In last week's Poetry Friday entry, I told about blogging about a book I was putting on my wish list. A few days later, the book arrived in the mail, bought for me by one of my reader-friends. That's the second time someone has bought me a book after reading on my blog that I wanted it. I should post more often about the books I want. Believe me, there is a long list.
What could be better than getting a book in the mail? There are a few things, but not many. I was very excited, as was my middle school daughter, who falls right in the target age group for the book, Poetry Speaks Who I Am. She grabbed the book before I had a chance to look through it at all, and it got a positive review from her.

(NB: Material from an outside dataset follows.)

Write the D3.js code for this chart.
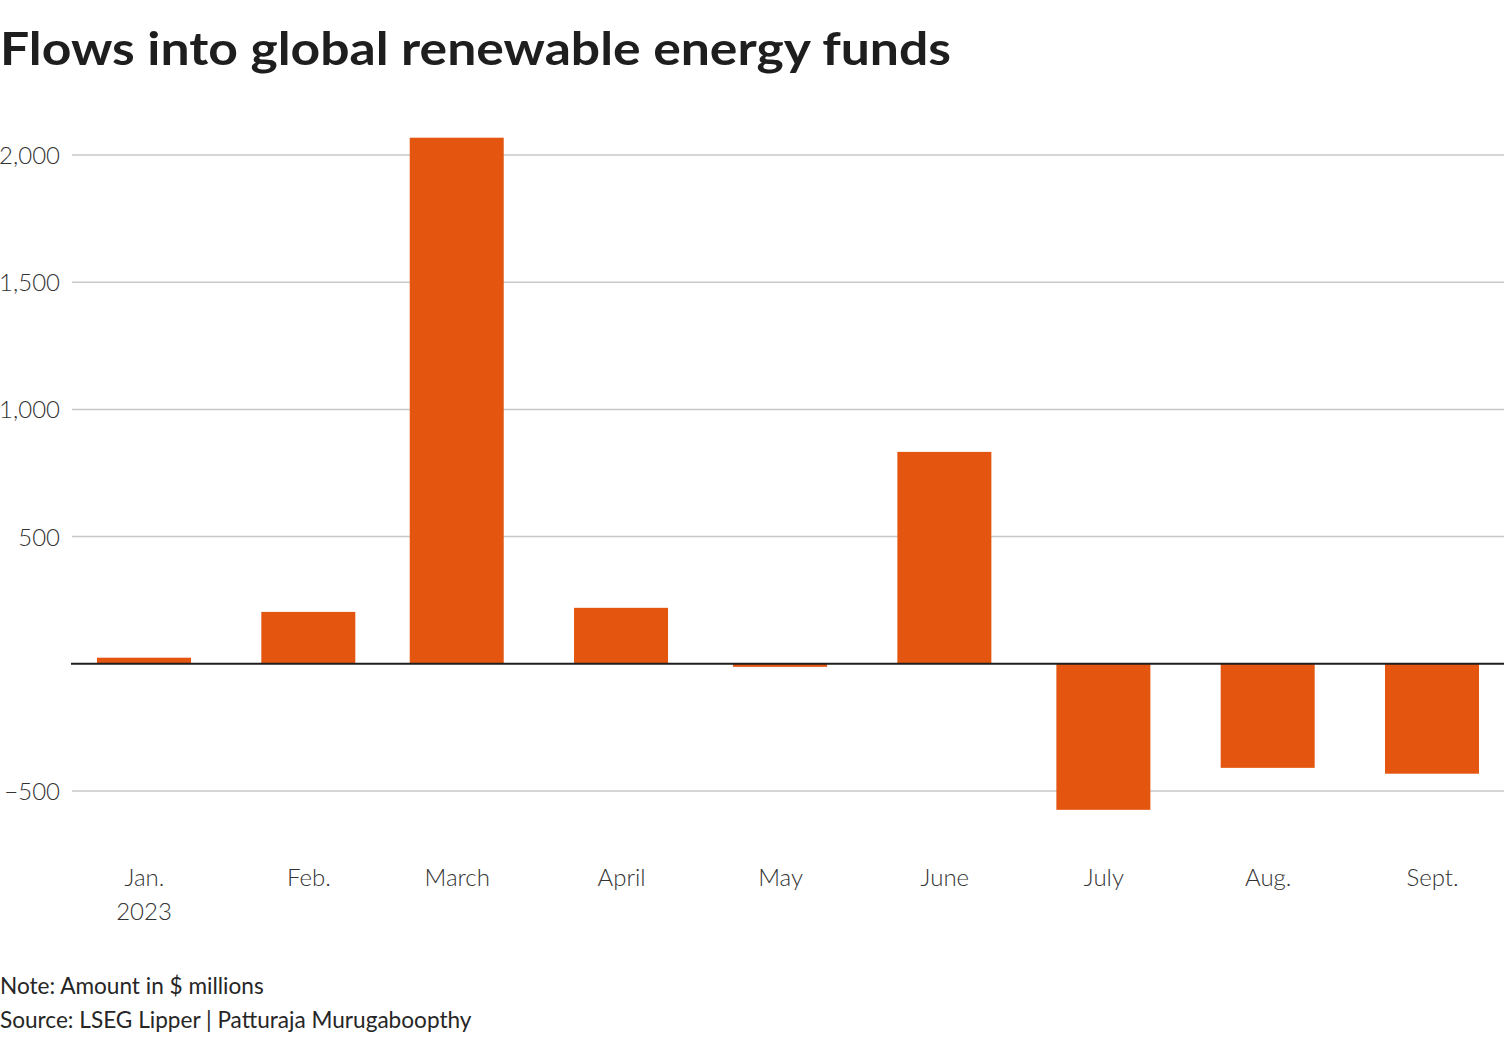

It gets a positive review from me, too. This is definitely going on my shelf when I get my classroom back. I probably will use some of them in class (and the included CD will help with that), but this book is intended to be read by middle schoolers themselves. "This is not a poetry anthology for adults, for children, for classroom study, for required memorization and recitation," says the Introduction. "It's made just for you."
There are poems about love, loneliness, complicated relationships, emotions, putting on mascara, mowing the lawn, and many other experiences of adolescence. The poets are mostly contemporary, but not all - there's some well-chosen Emily Dickinson, Keats, even Shakespeare, among other staples of the literature curriculum. One of the best things about poetry - about literature in general - is the way it makes you feel you aren't alone. Others have been through, and survived, what you are living now. This anthology will do that for some of my students, I think.
Here's today's Poetry Friday roundup.
By the way, while I was looking for the location of today's roundup, I found this post from the Poetry Friday after the earthquake. I hadn't seen it before. This week I have been revisiting that terrible week by listening to the episodes of The Story from those days and blogging about them. (Here's the first of those posts. Here's the second. Here's the third. Here's the fourth. And here's the fifth. I am going to be adding the rest as I go through them.) I downloaded them a long time ago but only now am I feeling I can bear to listen to them. It means a lot to me to know that people were remembering those of us mourning in Haiti all those weeks ago. Don't forget Haiti. The mourning continues even as rebuilding begins.